From a minimum wage increase to the battle against climate change, Democratic policies dominated the 2016 California legislative session that wrapped up early Thursday morning. And more often than not, those policies emerged victorious.
"We passed landmark climate change legislation, parental leave, minimum wage, we renewed the California Earned Income Tax Credit, we took on the tobacco industry, we took on the gun industry and we got to hang out with the Dalai Lama – all in one year," Democratic Assembly Speaker Anthony Rendon told his colleagues in his session-ending remarks.
Republicans, unsurprisingly, had a different view. Senator Ted Gaines said Democratic policies like raising the minimum wage and setting the state’s greenhouse gas emissions reduction goal for the next decade will hurt lower and middle-class Californians.
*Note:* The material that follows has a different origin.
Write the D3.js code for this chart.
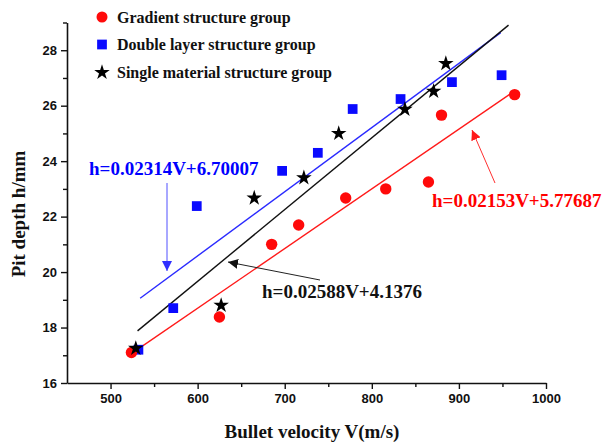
<!DOCTYPE html>
<html><head><meta charset="utf-8">
<script src="https://cdn.jsdelivr.net/npm/d3@7"></script>
<style>
html,body{margin:0;padding:0;background:#fff;}
svg{display:block;}
.serif{font-family:"Liberation Serif","Times New Roman",serif;font-weight:bold;}
.tick text{font-family:"Liberation Sans",Arial,sans-serif;font-weight:bold;font-size:13px;fill:#111;}
</style></head>
<body>
<svg id="chart" width="607" height="446"></svg>
<script>
// Data
const gradientV = [524, 625, 685, 716, 770, 816, 865, 880, 964];
const gradientH = [17.1, 18.38, 21.0, 21.7, 22.67, 23.0, 23.25, 25.66, 26.4];
const doubleV = [532, 572, 599, 697, 738, 778, 833, 892, 949];
const doubleH = [17.2, 18.7, 22.38, 23.65, 24.3, 25.88, 26.24, 26.85, 27.1];
const singleV = [529, 627, 665, 722, 762, 838, 871, 885];
const singleH = [17.25, 18.8, 22.67, 23.4, 25.0, 25.87, 26.52, 27.52];
// Fit lines: slope, intercept, V range
const fitGradient = {k: 0.02153, b: 5.77687, v0: 526, v1: 964};
const fitDouble = {k: 0.02314, b: 6.70007, v0: 534, v1: 948};
const fitSingle = {k: 0.02588, b: 4.1376, v0: 531, v1: 957};
const xTicks = [500, 600, 700, 800, 900, 1000];
const yTicks = [16, 18, 20, 22, 24, 26, 28];
const legendLabels = ["Gradient structure group", "Double layer structure group", "Single material structure group"];

const svg = d3.select("#chart");
const x = d3.scaleLinear().domain([450, 1000]).range([67, 546]);
const y = d3.scaleLinear().domain([16, 29]).range([383, 22.5]);

// Axes
svg.append("g").attr("transform", `translate(0,${y(16)})`)
  .call(d3.axisBottom(x).tickValues(xTicks).tickFormat(d3.format("d")).tickSize(6).tickPadding(5).tickSizeOuter(0));
svg.append("g").attr("transform", `translate(0,${y(16)})`)
  .call(d3.axisBottom(x).tickValues([550,650,750,850,950]).tickSize(4).tickFormat("").tickSizeOuter(0))
  .select(".domain").remove();
svg.append("g").attr("transform", `translate(${x(450)},0)`)
  .call(d3.axisLeft(y).tickValues(yTicks).tickFormat(d3.format("d")).tickSize(6).tickPadding(4).tickSizeOuter(0));
svg.append("g").attr("transform", `translate(${x(450)},0)`)
  .call(d3.axisLeft(y).tickValues([17,19,21,23,25,27,29]).tickSize(4).tickFormat("").tickSizeOuter(0))
  .select(".domain").remove();
svg.selectAll(".domain").attr("stroke", "#111").attr("stroke-width", 1.6);
svg.selectAll(".tick line").attr("stroke", "#111").attr("stroke-width", 1.4);

// Axis titles
svg.append("text").attr("class", "serif").attr("x", 312).attr("y", 438)
  .attr("text-anchor", "middle").attr("font-size", 19).attr("fill", "#111").text("Bullet velocity V(m/s)");
svg.append("text").attr("class", "serif").attr("transform", "translate(25,214) rotate(-90)")
  .attr("text-anchor", "middle").attr("font-size", 19).attr("fill", "#111").text("Pit depth h/mm");

// Fit lines
function fitLine(f, color) {
  svg.append("line").attr("x1", x(f.v0)).attr("y1", y(f.k * f.v0 + f.b))
    .attr("x2", x(f.v1)).attr("y2", y(f.k * f.v1 + f.b))
    .attr("stroke", color).attr("stroke-width", 1.4);
}
fitLine(fitDouble, "#2a2aff");
fitLine(fitSingle, "#111");
fitLine(fitGradient, "#ff1a1a");

// Markers
const star = d3.symbol().type(d3.symbolStar).size(75);
const square = d3.symbol().type(d3.symbolSquare).size(95);
svg.append("g").selectAll("path").data(doubleV).join("path")
  .attr("d", square).attr("transform", (d, i) => `translate(${x(d)},${y(doubleH[i])})`).attr("fill", "#0a0aff");
svg.append("g").selectAll("circle").data(gradientV).join("circle")
  .attr("cx", d => x(d)).attr("cy", (d, i) => y(gradientH[i])).attr("r", 5.7).attr("fill", "#ff0a0a");
svg.append("g").selectAll("path").data(singleV).join("path")
  .attr("d", star).attr("transform", (d, i) => `translate(${x(d)},${y(singleH[i])})`).attr("fill", "#000");

// Legend
const lg = svg.append("g");
const ly = [17, 44.5, 72.5];
lg.append("circle").attr("cx", 102).attr("cy", ly[0]).attr("r", 5.5).attr("fill", "#ff0a0a");
lg.append("path").attr("d", square).attr("transform", `translate(102,${ly[1]})`).attr("fill", "#0a0aff");
lg.append("path").attr("d", star).attr("transform", `translate(102,${ly[2]})`).attr("fill", "#000");
legendLabels.forEach((t, i) => {
  lg.append("text").attr("class", "serif").attr("x", 117).attr("y", ly[i] + 5.5)
    .attr("font-size", 16).attr("fill", "#111").text(t);
});

// Arrow markers
const defs = svg.append("defs");
function arrowDef(id, color) {
  defs.append("marker").attr("id", id).attr("viewBox", "0 0 10 10").attr("refX", 10).attr("refY", 5)
    .attr("markerWidth", 10).attr("markerHeight", 10).attr("markerUnits", "userSpaceOnUse").attr("orient", "auto")
    .append("path").attr("d", "M0,0 L10,5 L0,10 Z").attr("fill", color);
}
arrowDef("aBlue", "#3030ff");
arrowDef("aBlack", "#111");
arrowDef("aRed", "#ff1a1a");

// Annotations
svg.append("text").attr("class", "serif").attr("x", 89).attr("y", 175).attr("font-size", 19)
  .attr("fill", "#0000ff").text("h=0.02314V+6.70007");
svg.append("line").attr("x1", 167).attr("y1", 183).attr("x2", 167).attr("y2", 271)
  .attr("stroke", "#5050ff").attr("stroke-width", 1).attr("marker-end", "url(#aBlue)");

svg.append("text").attr("class", "serif").attr("x", 262).attr("y", 298).attr("font-size", 19)
  .attr("fill", "#111").text("h=0.02588V+4.1376");
svg.append("line").attr("x1", 320).attr("y1", 280).attr("x2", 228).attr("y2", 262)
  .attr("stroke", "#222").attr("stroke-width", 1).attr("marker-end", "url(#aBlack)");

svg.append("text").attr("class", "serif").attr("x", 432).attr("y", 207).attr("font-size", 19)
  .attr("fill", "#ff0000").text("h=0.02153V+5.77687");
svg.append("line").attr("x1", 495).attr("y1", 183).attr("x2", 472).attr("y2", 130)
  .attr("stroke", "#ff3030").attr("stroke-width", 1).attr("marker-end", "url(#aRed)");
</script>
</body></html>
"We need to figure out how to create good-paying jobs in the private sector," Gaines told Capital Public Radio. "And when I take a look at some of the policies and legislation moving through the Legislature, I think it’s counter-productive to that."
University of Southern California political analyst Sherry Bebitch Jeffe isn’t quite buying the “most productive legislative session ever” spin, pointing to landmark civil rights and fair housing laws in the 1960s.
She also points out that California is essentially a one-party state.
"The issues that have been broached this session are issues that are easier for the dominant Democratic Party to organize behind, to push and to pass," says Jeffe.
And she expects to see more legislative sessions like this one under the state’s new term limits law, which allows lawmakers – and leaders – to serve up to 12 years in one chamber.